La qualité moyenne à médiocre des rapports de l'ASE, les éventuelles irrégularités et les dépôts tardifs, parfois, l'absence de leur auteur, toutes ces raisons font que, dans un trop grand nombre de cas, l'audience ne sera qu'un simulacre de débat contradictoire, bloqué sur des généralités et des réparties stériles, à cause d'écrits trop vagues, trop imprécis et sans preuves.
C’est du crédit des professionnels que découle leur efficacité.
Et tout commence par le contenu de leurs écrits.
Et nos sincères remerciements à Michel HUYETTE pour son Guide de la Protection Judiciaire des Enfants en téléchargement libre dont s'inspire plus que largement cet article.
Quelque soit la qualité de ces rapports, il est indispensable que les enfants et leurs familles les consultent et les recopient méticuleusement car il leur faudra répondre précisément aux affirmations et interprétations qu'ils contiennent ... La réflexion sur chaque argument, telle que celle menée par M. HUYETTE dans ses exemples, le juge ne la fera pas forcément (manque de temps ? de goût ? nous verrons par la suite). Alors, pour éviter ce risque, faites vous-même cette analyse ... |
7 commentaires:
« Il est indispensable que les familles consultent et re orient les rapports ». Mille fois oui !
Mais dans mon département c’est La Croix et la bannière d’y avoir accès pour les consulter, il faut faire plusieurs demandes écrites et relancer le greffe, et la prise de note est interdite lors de la consultation et on est sanctionné si on y contrevient (ordonnance interdisant les futures consultations).

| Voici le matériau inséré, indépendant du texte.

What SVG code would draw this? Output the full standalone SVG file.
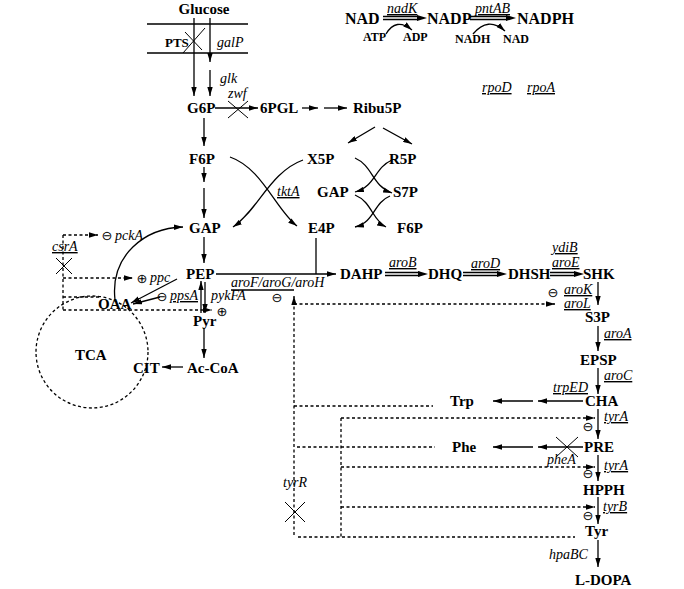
<svg xmlns="http://www.w3.org/2000/svg" width="684" height="589" viewBox="0 0 684 589">
<defs>
<style>
.m{font-family:"Liberation Serif","Times New Roman",serif;font-weight:bold;font-size:15px;fill:#000}
.b{font-size:16px}
.sm{font-size:12px}
.e{font-family:"Liberation Serif","Times New Roman",serif;font-style:italic;font-size:14px;fill:#000}
.u{text-decoration:underline}
.s{font-family:"DejaVu Sans",sans-serif;font-size:13px;text-anchor:middle;fill:#000}
.ln{stroke:#000;stroke-width:1.3;fill:none}
.ar{marker-end:url(#ah)}
.d{stroke-dasharray:3,2.5}
.x{stroke:#000;stroke-width:1;fill:none}
</style>
<marker id="ah" viewBox="0 0 10 6" refX="10" refY="3" markerWidth="9" markerHeight="5.5" markerUnits="userSpaceOnUse" orient="auto">
<path d="M0,0L10,3L0,6z" fill="#000" stroke="none"/>
</marker>
</defs>
<rect width="684" height="589" fill="#fff"/>

<g id="connectors">
<path class="ln" d="M147,24H248M147,53H248"/>
<path class="ln ar" d="M194,18V96"/>
<path class="ln ar" d="M210,18V62"/>
<path class="ln ar" d="M210,70V96"/>
<path class="x" d="M183,53L205,28M185,32L202,50"/>
<path class="ln ar" d="M215,108H258"/>
<path class="x" d="M228,101L248,118M248,101L228,118"/>
<path class="ln ar" d="M302,108H318"/>
<path class="ln ar" d="M324,108H347"/>
<path class="ln ar" d="M375,127L348,143"/>
<path class="ln ar" d="M383,128L412,144"/>
<path class="ln ar" d="M230,157C262,168 276,210 297,226"/>
<path class="ln ar" d="M303,160C270,172 258,210 233,227"/>
<path class="ln ar" d="M392,160C374,168 376,186 355,192"/>
<path class="ln ar" d="M355,158C373,166 372,186 392,193"/>
<path class="ln ar" d="M355,195C372,202 372,220 386,227"/>
<path class="ln ar" d="M390,196C373,203 375,222 355,227"/>
<path class="ln ar" d="M204,118V146"/>
<path class="ln ar" d="M204,167V182"/>
<path class="ln ar" d="M204,188V218"/>
<path class="ln ar" d="M204,237V263"/>
<path class="ln ar" d="M201,313V281"/>
<path class="ln ar" d="M205,282V313"/>
<path class="ln ar" d="M204,328V358"/>
<path class="ln ar" d="M183,367H162"/>
<path class="ln ar" d="M115,300C110,255 145,228 183,227"/>
<path class="ln ar" d="M177,279L131,303"/>
<path class="ln ar" d="M160,297L133,304"/>
<path class="ln ar" d="M216,274H336"/>
<path class="ln" d="M316,238V274"/>
<path class="ln" d="M231,290H294"/>
<path class="ln" d="M385,272.5H420M385,275.5H420"/>
<polygon points="418,271 428,274 418,277"/>
<path class="ln" d="M463,272.5H498M463,275.5H498"/>
<polygon points="497,271 507,274 497,277"/>
<path class="ln" d="M550,272.5H575M550,275.5H575"/>
<polygon points="574,271 584,274 574,277"/>
<path class="ln ar" d="M598,282V305"/>
<path class="ln ar" d="M598,326V351"/>
<path class="ln ar" d="M598,368V394"/>
<path class="ln ar" d="M598,409V439"/>
<path class="ln ar" d="M598,455V481"/>
<path class="ln ar" d="M598,497V524"/>
<path class="ln ar" d="M598,540V567"/>
<path class="ln ar" d="M583,401H538"/>
<path class="ln ar" d="M533,401H493"/>
<path class="ln ar" d="M583,447H538"/>
<path class="ln ar" d="M533,447H493"/>
<path class="x" d="M556,437L578,457M578,437L556,457"/>
<path class="ln" d="M383,16.5H418M383,19.5H418"/>
<polygon points="417,15 427,18 417,21"/>
<path class="ln" d="M470,16.5H507M470,19.5H507"/>
<polygon points="506,15 516,18 506,21"/>
<path class="ln ar" d="M386,34Q396,17 412,30"/>
<path class="ln ar" d="M473,34Q488,16 505,31"/>
<path class="ln d" d="M63,235V310"/>
<path class="ln d ar" d="M63,235H98"/>
<path class="ln d ar" d="M63,278H133"/>
<path class="ln d" d="M63,297H100"/>
<path class="ln d ar" d="M63,310H212"/>
<path class="x" d="M56,258L72,274M72,258L56,274"/>
<path class="ln d ar" d="M294,535V296"/>
<path class="ln d ar" d="M294,304H555"/>
<path class="ln d" d="M294,406H433"/>
<path class="ln d" d="M297,447H435"/>
<path class="ln d" d="M341,418V537"/>
<path class="ln d ar" d="M341,418H595"/>
<path class="ln d ar" d="M341,467H595"/>
<path class="ln d ar" d="M341,507H595"/>
<path class="ln d" d="M298,537H575"/>
<path class="x" d="M285,502L305,522M305,502L285,522"/>
<circle class="ln d" cx="92" cy="352" r="56"/>
</g>

<g id="Glucose"><text class="m" x="204" y="14" text-anchor="middle">Glucose</text></g>
<g id="PTS"><text class="m" style="font-size:13px" x="165" y="47">PTS</text></g>
<g id="galP"><text class="e" x="217" y="47">galP</text></g>
<g id="glk"><text class="e" x="220" y="83">glk</text></g>
<g id="zwf"><text class="e" x="228" y="98">zwf</text></g>
<g id="G6P"><text class="m" x="187" y="113">G6P</text></g>
<g id="6PGL"><text class="m" x="260" y="113">6PGL</text></g>
<g id="Ribu5P"><text class="m" x="353" y="113">Ribu5P</text></g>
<g id="F6P"><text class="m" x="189" y="164">F6P</text></g>
<g id="X5P"><text class="m" x="307" y="164">X5P</text></g>
<g id="R5P"><text class="m" x="389" y="164">R5P</text></g>
<g id="GAP2"><text class="m" x="317" y="197">GAP</text></g>
<g id="S7P"><text class="m" x="393" y="197">S7P</text></g>
<g id="tktA"><text class="e u" x="277" y="196">tktA</text></g>
<g id="GAP"><text class="m" x="189" y="233">GAP</text></g>
<g id="E4P"><text class="m" x="308" y="233">E4P</text></g>
<g id="F6P2"><text class="m" x="397" y="233">F6P</text></g>
<g id="pckA"><text class="s" x="107" y="240">⊖</text><text class="e" x="115" y="240">pckA</text></g>
<g id="csrA"><text class="e u" x="52" y="251">csrA</text></g>
<g id="ppc"><text class="s" x="142" y="283">⊕</text><text class="e" x="150" y="282">ppc</text></g>
<g id="PEP"><text class="m" x="186" y="279">PEP</text></g>
<g id="ppsA"><text class="s" x="162" y="301">⊖</text><text class="e u" x="170" y="300">ppsA</text></g>
<g id="pykFA"><text class="e" x="211" y="300">pykFA</text><text class="s" x="222" y="316">⊕</text></g>
<g id="aroFGH"><text class="e" x="231" y="287">aroF/aroG/aroH</text><text class="s" x="277" y="302">⊖</text></g>
<g id="OAA"><text class="m" x="98" y="309">OAA</text></g>
<g id="Pyr"><text class="m" x="193" y="326">Pyr</text></g>
<g id="TCA"><text class="m" x="75" y="360">TCA</text></g>
<g id="CIT"><text class="m" x="133" y="373">CIT</text></g>
<g id="AcCoA"><text class="m" x="187" y="373">Ac-CoA</text></g>
<g id="DAHP"><text class="m" x="340" y="279">DAHP</text></g>
<g id="aroB"><text class="e u" x="389" y="267">aroB</text></g>
<g id="DHQ"><text class="m" x="428" y="279">DHQ</text></g>
<g id="aroD"><text class="e u" x="471" y="268">aroD</text></g>
<g id="DHSH"><text class="m" x="508" y="279">DHSH</text></g>
<g id="ydiB"><text class="e u" x="552" y="252">ydiB</text><text class="e u" x="552" y="267">aroE</text></g>
<g id="SHK"><text class="m" x="583" y="279">SHK</text></g>
<g id="aroKL"><text class="s" x="553" y="297">⊖</text><text class="e u" x="564" y="294">aroK</text><text class="e u" x="564" y="308">aroL</text></g>
<g id="S3P"><text class="m" x="585" y="322">S3P</text></g>
<g id="aroA"><text class="e u" x="604" y="338">aroA</text></g>
<g id="EPSP"><text class="m" x="580" y="365">EPSP</text></g>
<g id="aroC"><text class="e u" x="604" y="380">aroC</text></g>
<g id="trpED"><text class="e u" x="553" y="392">trpED</text></g>
<g id="CHA"><text class="m" x="585" y="406">CHA</text></g>
<g id="Trp"><text class="m" x="450" y="406">Trp</text></g>
<g id="tyrA1"><text class="e u" x="604" y="421">tyrA</text><text class="s" x="588" y="431">⊖</text></g>
<g id="PRE"><text class="m" x="584" y="452">PRE</text></g>
<g id="Phe"><text class="m" x="452" y="452">Phe</text></g>
<g id="pheA"><text class="e" x="547" y="464">pheA</text></g>
<g id="tyrA2"><text class="e u" x="604" y="470">tyrA</text><text class="s" x="588" y="478">⊖</text></g>
<g id="HPPH"><text class="m" x="583" y="495">HPPH</text></g>
<g id="tyrB"><text class="e u" x="603" y="511">tyrB</text><text class="s" x="588" y="520">⊖</text></g>
<g id="Tyr"><text class="m" x="585" y="536">Tyr</text></g>
<g id="hpaBC"><text class="e" x="549" y="559">hpaBC</text></g>
<g id="LDOPA"><text class="m" x="575" y="585">L-DOPA</text></g>
<g id="tyrR"><text class="e" x="283" y="487">tyrR</text></g>
<g id="NAD"><text class="m b" x="345" y="24">NAD</text></g>
<g id="nadK"><text class="e u" x="387" y="13">nadK</text></g>
<g id="NADP"><text class="m b" x="427" y="24">NADP</text></g>
<g id="pntAB"><text class="e u" x="475" y="13">pntAB</text></g>
<g id="NADPH"><text class="m b" x="517" y="24">NADPH</text></g>
<g id="ATP"><text class="m sm" x="363" y="41">ATP</text></g>
<g id="ADP"><text class="m sm" x="403" y="41">ADP</text></g>
<g id="NADH"><text class="m sm" x="455" y="43">NADH</text></g>
<g id="NAD2"><text class="m sm" x="503" y="43">NAD</text></g>
<g id="rpoD"><text class="e u" x="482" y="92">rpoD</text></g>
<g id="rpoA"><text class="e u" x="527" y="92">rpoA</text></g>
</svg>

Dans mon cas, au tribunal de Nanterre, la prise de notes est possible et la durée de la consultation est de 1 heure. Il est impératif de consulter ce dossier car le contenu peut être très surprenant et contenir des élements très derangeants et inexacts. La parole de l'enfant peut y être reprise et altérée (il a dit non à quelque chose et on notera à l'inverse qu'il est d'accord, etc ..). La consistance n'est pas celle d'un document objectif mais d'un document à charge, allant dans le sens d'une déficience parentale, etc...
Bonjour! Est-il possible d aller consulter le dossier (sans être son avocat) avec la personne qui ne maîtrise pas le français ?
Avec une application stricte de la loi, je ne le pense pas. Mais si, lors de la demande au greffe/au JE, vous précisez cette présence et vous la motivez (par des problèmes de compréhension de l'écrit ou même de lecture), j'espère que le respect du contradictoire pourrait rendre possible cette légère entorse à la loi.
Les rapports de l'ASE sont de véritables réquisitoires auxquels les familles n'ont que trop parciellement accès. Pire les juges reçoivent les ASE hors audience. Ainsi les familles ne peuvent contredire quoi que ce soit. Mon conseil, ne pas saisir la justice surtout si vous n'êtes pas une famille maltraitante. Saisissez un enquêteur privé si vous en avez les moyens.
Pour quelles raisons aller en justice ou prendre un enquêteur privé ??? J'avoue ne pas comprendre l'objectif de votre remarque
Je suis altéré par le fonctionnement. De l'ASE et ASAEL des Landes en collaboration avec la juge des enfants : rapports à charge des services de l'enfance pour dénigrer un père intègre au profit d'une mère menteuse, manipulatrice, qui instrumentalise son enfant et le détruit.